The city section is large with almost 160 buildings, shops, and homes described, along with the various NPC’s that inhabit them. That’s probably 200 people, at least. Each has at least a couple of sentences to describe it, with most having considerable more. Some are weird, a couple have a decent personality a DM can work with, however most are just plain craftsmen and merchants. I like my NPC’s to have strong personalities and other elements associated with them. I find this helps run a much more successful city based adventure. There is A LOT going on, and the DM probably will need to take some time and mark up his map to help run the adventure more smoothly.
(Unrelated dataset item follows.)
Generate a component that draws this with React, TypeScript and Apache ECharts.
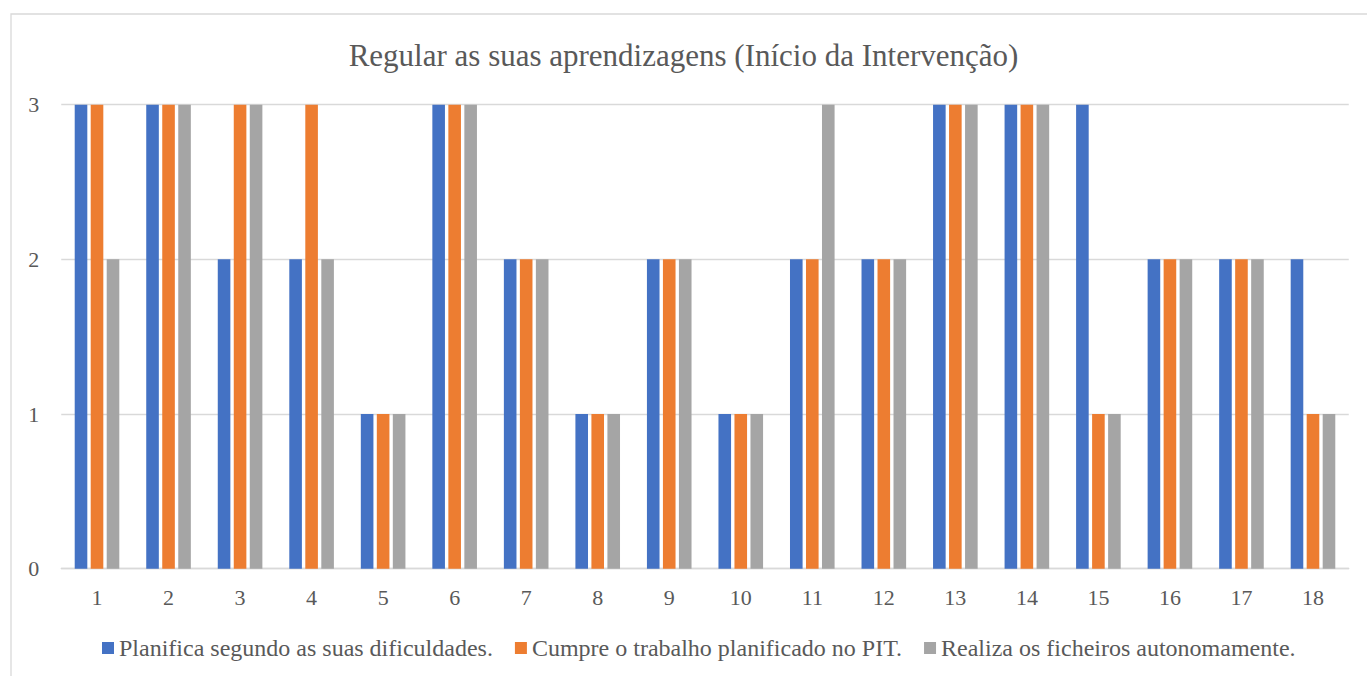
import React, { useEffect, useRef } from "react";
import * as echarts from "echarts";

const titleText = "Regular as suas aprendizagens (Início da Intervenção)";
const categories = ["1", "2", "3", "4", "5", "6", "7", "8", "9", "10", "11", "12", "13", "14", "15", "16", "17", "18"];
const seriesNames = [
  "Planifica segundo as suas dificuldades.",
  "Cumpre o trabalho planificado no PIT.",
  "Realiza os ficheiros autonomamente.",
];
const planifica = [3, 3, 2, 2, 1, 3, 2, 1, 2, 1, 2, 2, 3, 3, 3, 2, 2, 2];
const cumpre = [3, 3, 3, 3, 1, 3, 2, 1, 2, 1, 2, 2, 3, 3, 1, 2, 2, 1];
const realiza = [2, 3, 3, 2, 1, 3, 2, 1, 2, 1, 3, 2, 3, 3, 1, 2, 2, 1];
const yTicks = [0, 1, 2, 3];
const colors = ["#4472C4", "#ED7D31", "#A5A5A5"];

const FONT = "'Liberation Serif', 'Times New Roman', serif";
const TEXT = "#595959";

export default function App() {
  const ref = useRef<HTMLDivElement>(null);
  useEffect(() => {
    document.body.style.margin = "0";
    if (!ref.current) return;
    const chart = echarts.init(ref.current, undefined, { renderer: "svg" });
    const values = [planifica, cumpre, realiza];
    chart.setOption({
      animation: false,
      backgroundColor: "#ffffff",
      textStyle: { fontFamily: FONT },
      graphic: [
        {
          type: "rect",
          shape: { x: 11, y: 14, width: 1370, height: 680 },
          style: { fill: "none", stroke: "#d9d9d9", lineWidth: 1.3 },
          silent: true,
        },
      ],
      title: {
        text: titleText,
        left: "center",
        top: 40,
        padding: 0,
        textStyle: { fontFamily: FONT, fontSize: 31, fontWeight: "normal", color: TEXT },
      },
      legend: {
        data: seriesNames,
        left: 102,
        top: 636,
        padding: 0,
        itemWidth: 12,
        itemHeight: 12,
        itemGap: 22,
        icon: "rect",
        textStyle: { fontFamily: FONT, fontSize: 24, color: TEXT },
      },
      grid: { left: 61.25, right: 18.25, top: 104.7, bottom: 107.3, containLabel: false },
      xAxis: {
        type: "category",
        data: categories,
        axisTick: { show: false },
        axisLine: { lineStyle: { color: "#d9d9d9", width: 1.3 } },
        axisLabel: { fontFamily: FONT, fontSize: 22, color: TEXT, margin: 18 },
      },
      yAxis: {
        type: "value",
        min: yTicks[0],
        max: yTicks[yTicks.length - 1],
        interval: 1,
        axisLine: { show: false },
        axisTick: { show: false },
        splitLine: { lineStyle: { color: "#d9d9d9", width: 1.3 } },
        axisLabel: { fontFamily: FONT, fontSize: 22, color: TEXT, margin: 22 },
      },
      series: seriesNames.map((name, i) => ({
        name,
        type: "bar",
        data: values[i],
        barWidth: 12.6,
        barGap: "27%",
        itemStyle: { color: colors[i] },
      })),
    });
    return () => chart.dispose();
  }, []);
  return <div ref={ref} style={{ width: 1367, height: 676 }} />;
}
The timeline takes place over 3.5 pages. Essentially it details what should happen each day and each evening until the villain goes completely nuts, and then details what he tries to do. This is the section I have the most problem with since it contains lots of phrasings stating that the villain should get away. Combined with a villain that has several shapeshifting and movement powers, it’s going to be very hard for a party to tie him down prior to the completion of his transformation, at which point he just plane shifts away. What we’re left with is an adventure in which the party goes through the motions of doing something, only to have their efforts prove meaningless. This type of adventure is very hard to write because of that very issue. There is generally a Right Way to solve the mystery, and the party can either become frustrated if they don’t catch on, or stumble upon the solution quickly. It’s been my experience that players generally fall in to the former category. Pacing is crucial here, as the module correctly points out, but there’s a lot of room for a busted adventure, and not in a good way.